Tom Hiddleston returns to the London stage for this haunting new drama

I am not the most avid theatre-goer, but when my mum and I were given the opportunity to see the revival of the renowned Harold Pinter play, ‘Betrayal’, starring Tom Hiddleston on 16th March, we couldn’t say no.  

‘Betrayal’ centres around three people: Robert (Hiddleston), his wife, Emma (Zawe Ashton), and his best friend, Jerry (Charlie Cox), who is also married, focusing on the affair between Emma and Jerry, and how it affects all three of them over the course of seven years. The play begins with Emma and Jerry meeting two years after the affair has ended and closes with them forming their secret relationship during a party. This reverse chronology is a signature style choice of Pinter, explaining how certain story elements came to pass in a fascinating way that couldn’t be conveyed if told in traditional chronological order.  

There are two adjectives I would primarily use to describe this production: ‘human’ and ‘stark’. All of the dialogue, despite having been written over four decades ago, feels natural and organic, filled with awkward pauses, over-analysis of words, empty promises of future squash matches and half-truths. Whenever the whole truth is told, however, is where the play and Pinter’s talent truly shines. The shame radiating from Ashton at the heartbreak written across Hiddleston’s face when she suddenly reveals her infidelity to him, and the shock in Cox’s when he learns that Robert knew about the affair for years illustrate how powerful a handful of words can be, emphasised by all three’s incredible performances.  

Sometimes, silence was the best storyteller as well, such as when Robert and Emma are passionately kissing, but she pulls away without verbal explanation in the absolute guilt of her actions, and when Jerry playfully tosses up Emma and Robert’s daughter, Charlotte, into the air during a Christmas party, all of them genuinely happy and laughing as friends should be for a fleeting second. I have never cried whilst watching a play; moments like these left a tragic, almost disturbing ambiance that the entire audience felt.  
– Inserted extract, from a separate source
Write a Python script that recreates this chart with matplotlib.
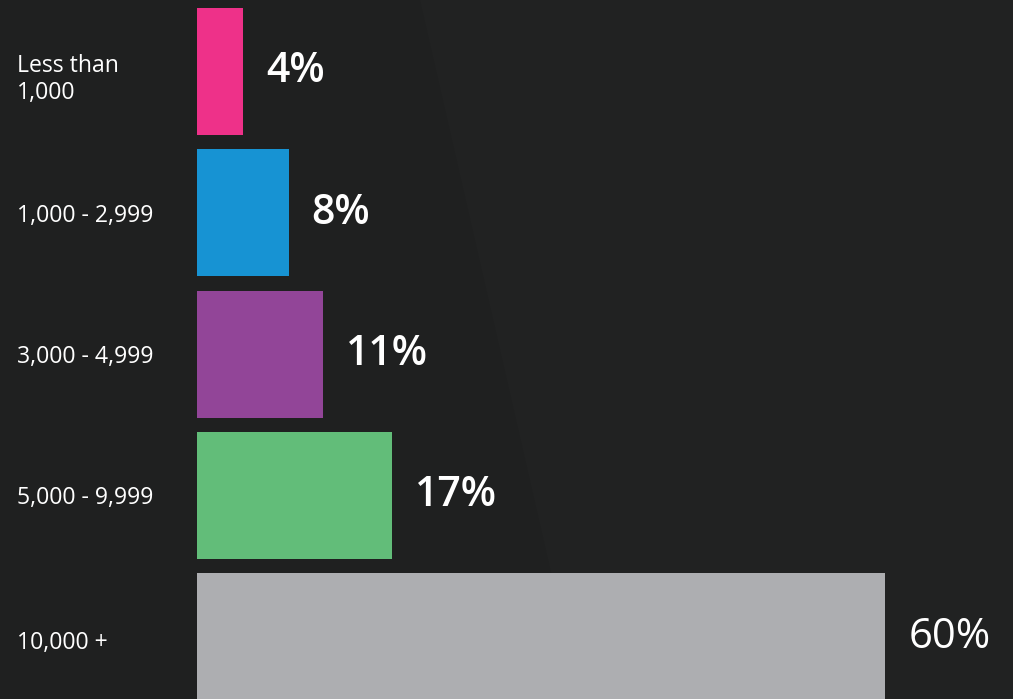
import matplotlib
matplotlib.use("Agg")
import matplotlib.pyplot as plt
from matplotlib.patches import Polygon

categories = ["Less than\n1,000", "1,000 - 2,999", "3,000 - 4,999", "5,000 - 9,999", "10,000 +"]
values = [4, 8, 11, 17, 60]
labels = ["4%", "8%", "11%", "17%", "60%"]
colors = ["#ee3189", "#1793d3", "#924598", "#62bd79", "#adaeb1"]

plt.rcParams['font.family'] = ['Open Sans', 'DejaVu Sans']

W, H = 1013, 699
fig = plt.figure(figsize=(W / 100, H / 100), dpi=100)
bg = "#1f2020"
fig.patch.set_facecolor(bg)

# subtle lighter region in background
bgax = fig.add_axes([0, 0, 1, 1], zorder=0)
bgax.set_xlim(0, W); bgax.set_ylim(H, 0); bgax.axis("off")
bgax.add_patch(Polygon([[420, 0], [W, 0], [W, H], [580, H]], closed=True,
                       facecolor="#212222", edgecolor="none"))

x0 = 197
scale = 11.46
pitch = 141.3
c0 = 71.5
ax = fig.add_axes([x0 / W, 0, 1 - x0 / W, 1], zorder=1)
ax.patch.set_alpha(0)
ax.set_xlim(0, (W - x0) / scale)
ax.set_ylim((H - c0) / pitch, -c0 / pitch)
ax.axis("off")

ypos = list(range(len(values)))
ax.barh(ypos, values, height=127 / pitch, color=colors, left=0)

for i, (v, lab) in enumerate(zip(values, labels)):
    big = v == max(values)
    weight = "normal" if big else "semibold"
    off = 24 if big else 23
    ax.text(v + off / scale, i, lab, ha="left", va="center", color="white",
            fontsize=30 if big else 29.5, fontweight=weight)
    dy = 8 if i == 0 else (6 if i == 4 else 3)
    fig.text(17 / W, 1 - (c0 + i * pitch + dy) / H, categories[i],
             ha="left", va="center", color="white", fontsize=16.6, linespacing=1.22)

fig.savefig("out.png", dpi=100, facecolor=bg)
Director Jamie Lloyd has done an exemplary job to maintain this story’s core: people’s relationships with other people and all that entails with that. There is no Broadway glitz and glamour here: created by Soutra Cilmour, all costumes are of ordinary modern-day garb and the set is entirely painted a clinical white, and the lighting, designed by Jon Clark, is either a harsh white or a sullen dark blue. All of this combined with a rotating stage drives home how much they literally revolve around each other, telling a simple yet hauntingly cyclical story of raw human emotion and betrayal.